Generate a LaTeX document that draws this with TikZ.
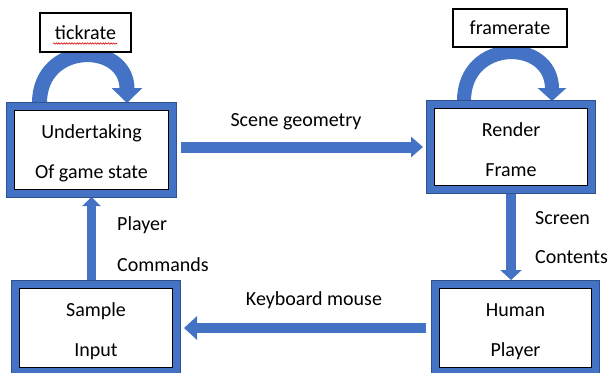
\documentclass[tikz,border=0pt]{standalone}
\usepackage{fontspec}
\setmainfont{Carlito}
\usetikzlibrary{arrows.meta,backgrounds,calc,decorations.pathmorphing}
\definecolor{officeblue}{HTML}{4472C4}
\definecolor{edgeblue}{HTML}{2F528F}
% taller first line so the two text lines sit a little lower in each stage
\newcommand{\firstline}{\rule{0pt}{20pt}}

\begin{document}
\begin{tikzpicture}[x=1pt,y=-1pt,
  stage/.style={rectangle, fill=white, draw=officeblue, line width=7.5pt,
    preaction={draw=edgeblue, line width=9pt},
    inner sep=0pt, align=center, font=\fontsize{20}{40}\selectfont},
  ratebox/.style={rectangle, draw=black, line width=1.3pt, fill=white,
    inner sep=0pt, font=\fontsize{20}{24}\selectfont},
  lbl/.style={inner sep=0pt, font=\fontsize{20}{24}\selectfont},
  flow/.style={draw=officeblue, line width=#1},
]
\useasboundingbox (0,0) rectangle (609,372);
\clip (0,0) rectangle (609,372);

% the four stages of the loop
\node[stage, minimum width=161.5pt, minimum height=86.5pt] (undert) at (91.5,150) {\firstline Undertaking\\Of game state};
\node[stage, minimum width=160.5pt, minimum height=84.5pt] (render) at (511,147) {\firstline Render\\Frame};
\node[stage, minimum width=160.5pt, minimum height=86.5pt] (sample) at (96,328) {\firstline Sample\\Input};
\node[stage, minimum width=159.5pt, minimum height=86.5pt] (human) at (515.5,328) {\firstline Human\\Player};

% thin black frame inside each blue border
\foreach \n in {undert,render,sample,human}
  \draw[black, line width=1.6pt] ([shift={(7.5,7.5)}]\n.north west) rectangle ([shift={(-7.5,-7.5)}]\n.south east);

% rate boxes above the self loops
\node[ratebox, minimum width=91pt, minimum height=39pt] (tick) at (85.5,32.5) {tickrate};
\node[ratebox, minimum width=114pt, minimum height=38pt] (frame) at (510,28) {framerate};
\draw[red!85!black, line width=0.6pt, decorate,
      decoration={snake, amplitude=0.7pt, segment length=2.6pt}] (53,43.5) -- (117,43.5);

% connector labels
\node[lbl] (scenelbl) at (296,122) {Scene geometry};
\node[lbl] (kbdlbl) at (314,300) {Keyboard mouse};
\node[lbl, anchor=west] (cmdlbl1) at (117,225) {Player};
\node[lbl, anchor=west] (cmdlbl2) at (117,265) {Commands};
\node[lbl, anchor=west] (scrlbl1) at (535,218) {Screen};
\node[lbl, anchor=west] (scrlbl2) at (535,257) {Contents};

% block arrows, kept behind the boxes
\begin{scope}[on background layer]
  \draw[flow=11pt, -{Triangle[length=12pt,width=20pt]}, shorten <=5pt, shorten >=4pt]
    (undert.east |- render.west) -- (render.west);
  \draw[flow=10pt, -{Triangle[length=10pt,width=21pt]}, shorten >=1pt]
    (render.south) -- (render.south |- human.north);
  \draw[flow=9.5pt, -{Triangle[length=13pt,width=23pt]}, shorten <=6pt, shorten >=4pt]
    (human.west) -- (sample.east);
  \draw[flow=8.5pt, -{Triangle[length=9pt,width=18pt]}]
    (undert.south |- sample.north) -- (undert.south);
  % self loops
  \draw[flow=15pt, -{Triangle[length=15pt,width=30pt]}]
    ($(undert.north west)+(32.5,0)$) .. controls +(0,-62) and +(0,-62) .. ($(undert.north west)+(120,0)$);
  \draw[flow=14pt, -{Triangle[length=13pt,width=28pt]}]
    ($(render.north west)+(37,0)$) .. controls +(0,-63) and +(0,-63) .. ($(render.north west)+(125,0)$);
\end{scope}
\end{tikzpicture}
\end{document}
* * *
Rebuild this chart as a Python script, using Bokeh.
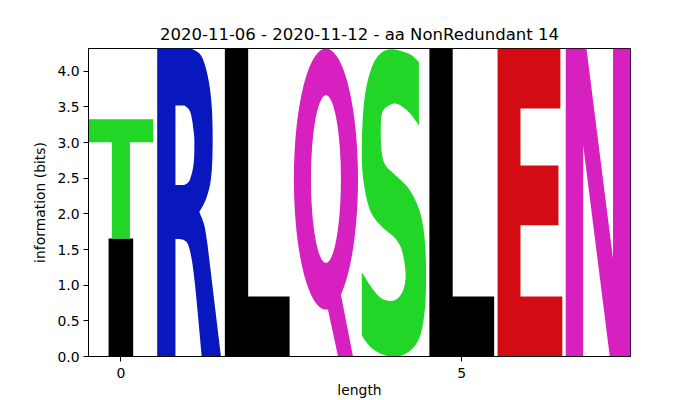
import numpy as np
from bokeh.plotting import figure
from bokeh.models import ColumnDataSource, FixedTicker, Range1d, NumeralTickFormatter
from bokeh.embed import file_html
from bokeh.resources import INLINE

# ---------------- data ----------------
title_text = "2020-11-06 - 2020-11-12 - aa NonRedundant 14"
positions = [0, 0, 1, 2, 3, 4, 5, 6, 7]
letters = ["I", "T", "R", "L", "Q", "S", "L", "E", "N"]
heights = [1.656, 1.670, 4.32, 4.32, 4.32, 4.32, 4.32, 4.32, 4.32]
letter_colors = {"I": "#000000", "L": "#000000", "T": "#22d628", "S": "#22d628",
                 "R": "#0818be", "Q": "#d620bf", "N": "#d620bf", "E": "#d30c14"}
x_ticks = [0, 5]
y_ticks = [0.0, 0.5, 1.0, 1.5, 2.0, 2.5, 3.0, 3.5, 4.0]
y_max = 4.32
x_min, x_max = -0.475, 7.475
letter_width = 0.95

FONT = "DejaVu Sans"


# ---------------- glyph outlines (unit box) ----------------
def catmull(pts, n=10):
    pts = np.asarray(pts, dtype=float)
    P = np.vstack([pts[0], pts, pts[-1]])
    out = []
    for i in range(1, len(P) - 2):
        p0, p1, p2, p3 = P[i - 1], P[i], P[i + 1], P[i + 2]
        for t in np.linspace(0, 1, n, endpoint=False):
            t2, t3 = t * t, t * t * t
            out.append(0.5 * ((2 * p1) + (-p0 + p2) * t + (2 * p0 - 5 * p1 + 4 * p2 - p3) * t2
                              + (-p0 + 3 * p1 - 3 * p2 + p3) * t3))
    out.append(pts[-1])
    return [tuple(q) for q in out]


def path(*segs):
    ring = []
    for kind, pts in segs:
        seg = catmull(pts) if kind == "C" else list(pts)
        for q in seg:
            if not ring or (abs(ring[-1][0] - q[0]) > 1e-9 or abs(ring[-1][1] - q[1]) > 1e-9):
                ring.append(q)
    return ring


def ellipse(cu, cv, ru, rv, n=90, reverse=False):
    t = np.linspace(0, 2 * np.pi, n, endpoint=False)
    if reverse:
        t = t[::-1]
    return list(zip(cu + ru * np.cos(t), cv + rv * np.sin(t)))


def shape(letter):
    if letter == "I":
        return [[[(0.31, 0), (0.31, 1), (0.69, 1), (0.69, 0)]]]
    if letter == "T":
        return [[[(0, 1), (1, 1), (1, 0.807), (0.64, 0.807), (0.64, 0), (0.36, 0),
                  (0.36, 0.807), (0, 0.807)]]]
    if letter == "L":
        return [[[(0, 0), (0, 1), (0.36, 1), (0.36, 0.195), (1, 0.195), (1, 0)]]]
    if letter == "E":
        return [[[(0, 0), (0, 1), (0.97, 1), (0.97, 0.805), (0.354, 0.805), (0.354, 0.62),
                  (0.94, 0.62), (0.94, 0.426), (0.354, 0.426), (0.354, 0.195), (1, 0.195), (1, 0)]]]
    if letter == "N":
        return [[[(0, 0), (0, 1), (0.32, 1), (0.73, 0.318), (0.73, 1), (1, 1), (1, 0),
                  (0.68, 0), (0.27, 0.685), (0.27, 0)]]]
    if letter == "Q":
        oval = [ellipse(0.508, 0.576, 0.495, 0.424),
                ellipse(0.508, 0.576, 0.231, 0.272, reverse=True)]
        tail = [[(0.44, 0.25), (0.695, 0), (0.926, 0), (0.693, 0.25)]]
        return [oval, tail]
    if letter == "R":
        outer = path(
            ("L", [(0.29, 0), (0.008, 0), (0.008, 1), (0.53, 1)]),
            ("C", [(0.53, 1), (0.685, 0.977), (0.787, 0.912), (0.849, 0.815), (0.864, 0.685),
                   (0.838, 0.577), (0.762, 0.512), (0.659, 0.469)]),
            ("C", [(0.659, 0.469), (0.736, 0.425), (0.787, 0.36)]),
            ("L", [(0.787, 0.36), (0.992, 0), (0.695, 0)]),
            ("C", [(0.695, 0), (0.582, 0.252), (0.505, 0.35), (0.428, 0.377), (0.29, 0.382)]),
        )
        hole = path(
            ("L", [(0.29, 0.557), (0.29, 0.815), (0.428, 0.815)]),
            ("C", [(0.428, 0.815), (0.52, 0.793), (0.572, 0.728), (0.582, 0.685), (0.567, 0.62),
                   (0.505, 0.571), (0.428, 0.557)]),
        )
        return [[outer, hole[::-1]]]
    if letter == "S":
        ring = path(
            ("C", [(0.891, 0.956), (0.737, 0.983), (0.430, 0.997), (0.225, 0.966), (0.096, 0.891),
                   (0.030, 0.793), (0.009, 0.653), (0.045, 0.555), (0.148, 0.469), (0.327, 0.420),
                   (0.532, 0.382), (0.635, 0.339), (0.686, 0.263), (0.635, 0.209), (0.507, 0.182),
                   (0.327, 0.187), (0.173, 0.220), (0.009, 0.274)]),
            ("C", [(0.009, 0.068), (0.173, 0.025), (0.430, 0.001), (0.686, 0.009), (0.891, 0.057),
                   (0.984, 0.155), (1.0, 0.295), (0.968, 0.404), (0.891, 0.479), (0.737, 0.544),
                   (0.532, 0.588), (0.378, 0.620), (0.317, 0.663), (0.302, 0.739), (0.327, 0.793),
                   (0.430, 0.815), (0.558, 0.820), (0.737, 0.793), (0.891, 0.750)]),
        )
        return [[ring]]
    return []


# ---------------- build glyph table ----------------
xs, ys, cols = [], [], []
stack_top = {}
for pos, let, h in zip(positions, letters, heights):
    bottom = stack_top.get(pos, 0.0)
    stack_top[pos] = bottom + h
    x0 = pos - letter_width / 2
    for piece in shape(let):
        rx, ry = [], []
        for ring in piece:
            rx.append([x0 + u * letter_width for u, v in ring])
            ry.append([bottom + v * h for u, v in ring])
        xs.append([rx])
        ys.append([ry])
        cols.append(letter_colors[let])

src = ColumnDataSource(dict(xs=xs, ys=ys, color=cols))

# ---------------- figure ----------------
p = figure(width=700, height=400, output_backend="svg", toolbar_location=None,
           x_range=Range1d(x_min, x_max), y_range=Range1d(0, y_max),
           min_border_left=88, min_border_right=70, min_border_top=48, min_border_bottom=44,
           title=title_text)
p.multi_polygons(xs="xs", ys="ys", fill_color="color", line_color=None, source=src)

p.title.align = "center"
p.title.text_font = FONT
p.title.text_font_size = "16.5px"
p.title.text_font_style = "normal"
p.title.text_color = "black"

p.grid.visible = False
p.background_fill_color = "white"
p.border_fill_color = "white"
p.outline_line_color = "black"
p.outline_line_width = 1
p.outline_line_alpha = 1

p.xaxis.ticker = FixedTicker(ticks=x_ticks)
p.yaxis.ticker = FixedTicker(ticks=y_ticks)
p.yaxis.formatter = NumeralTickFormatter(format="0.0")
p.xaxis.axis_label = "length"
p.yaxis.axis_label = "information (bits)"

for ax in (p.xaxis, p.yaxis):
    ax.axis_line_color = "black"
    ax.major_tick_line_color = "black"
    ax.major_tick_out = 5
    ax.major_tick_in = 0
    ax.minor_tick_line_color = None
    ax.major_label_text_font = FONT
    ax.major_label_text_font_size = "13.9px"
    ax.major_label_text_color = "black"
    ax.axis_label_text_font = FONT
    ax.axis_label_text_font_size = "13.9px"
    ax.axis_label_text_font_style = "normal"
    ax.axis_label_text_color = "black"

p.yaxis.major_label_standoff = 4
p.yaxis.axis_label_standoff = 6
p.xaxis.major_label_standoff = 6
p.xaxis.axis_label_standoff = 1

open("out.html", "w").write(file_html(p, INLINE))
* * *
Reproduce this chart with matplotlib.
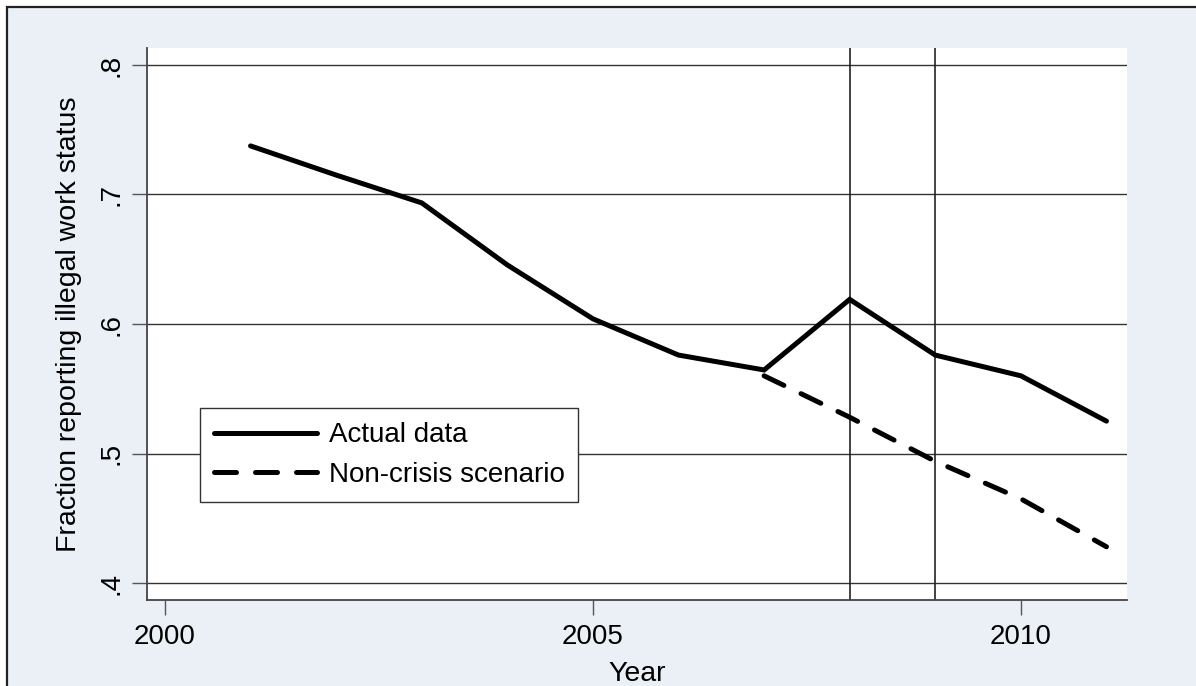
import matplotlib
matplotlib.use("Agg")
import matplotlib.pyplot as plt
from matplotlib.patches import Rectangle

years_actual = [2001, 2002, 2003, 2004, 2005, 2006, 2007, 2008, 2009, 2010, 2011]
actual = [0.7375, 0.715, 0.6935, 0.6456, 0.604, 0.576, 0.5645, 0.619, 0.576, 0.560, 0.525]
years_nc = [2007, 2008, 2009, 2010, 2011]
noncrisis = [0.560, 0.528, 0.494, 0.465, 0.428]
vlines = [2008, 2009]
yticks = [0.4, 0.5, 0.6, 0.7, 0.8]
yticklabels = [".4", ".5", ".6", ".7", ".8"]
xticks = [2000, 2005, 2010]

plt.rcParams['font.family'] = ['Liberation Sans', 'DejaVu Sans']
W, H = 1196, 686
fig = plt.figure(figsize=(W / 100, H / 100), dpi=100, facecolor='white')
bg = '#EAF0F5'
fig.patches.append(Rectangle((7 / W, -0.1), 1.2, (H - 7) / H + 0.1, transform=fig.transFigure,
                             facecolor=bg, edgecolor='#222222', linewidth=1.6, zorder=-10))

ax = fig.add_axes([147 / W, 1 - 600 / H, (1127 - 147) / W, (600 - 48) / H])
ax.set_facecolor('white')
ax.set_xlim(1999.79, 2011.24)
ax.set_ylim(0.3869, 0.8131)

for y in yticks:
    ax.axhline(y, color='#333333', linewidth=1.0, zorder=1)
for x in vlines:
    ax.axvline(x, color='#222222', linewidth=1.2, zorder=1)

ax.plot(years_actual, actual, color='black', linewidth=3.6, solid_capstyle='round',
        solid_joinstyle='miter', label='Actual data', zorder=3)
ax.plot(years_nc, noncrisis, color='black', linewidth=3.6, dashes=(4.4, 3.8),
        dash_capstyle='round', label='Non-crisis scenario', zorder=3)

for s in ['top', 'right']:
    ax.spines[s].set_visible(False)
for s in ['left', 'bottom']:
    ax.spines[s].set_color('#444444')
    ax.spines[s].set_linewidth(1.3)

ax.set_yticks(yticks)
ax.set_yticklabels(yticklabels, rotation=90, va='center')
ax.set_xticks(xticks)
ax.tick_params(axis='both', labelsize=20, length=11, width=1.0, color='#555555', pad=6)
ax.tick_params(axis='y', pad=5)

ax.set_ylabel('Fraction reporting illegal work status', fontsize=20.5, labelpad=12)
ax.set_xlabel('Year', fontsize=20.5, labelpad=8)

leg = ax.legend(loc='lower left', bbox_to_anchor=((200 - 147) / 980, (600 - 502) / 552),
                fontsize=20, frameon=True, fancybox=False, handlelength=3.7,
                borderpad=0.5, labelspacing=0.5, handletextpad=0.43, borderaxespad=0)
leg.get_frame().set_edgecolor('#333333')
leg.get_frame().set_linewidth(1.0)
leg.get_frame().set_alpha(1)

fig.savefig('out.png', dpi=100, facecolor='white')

> REQUIREMENT: Output exactly the lines from the one containing "Reproduce this chart with matplotlib." through the one containing "from matplotlib.patches import Rectangle", both included, and nothing else; leave out any pictures.

> TASK RESPONSE:
Reproduce this chart with matplotlib.
import matplotlib
matplotlib.use("Agg")
import matplotlib.pyplot as plt
from matplotlib.patches import Rectangle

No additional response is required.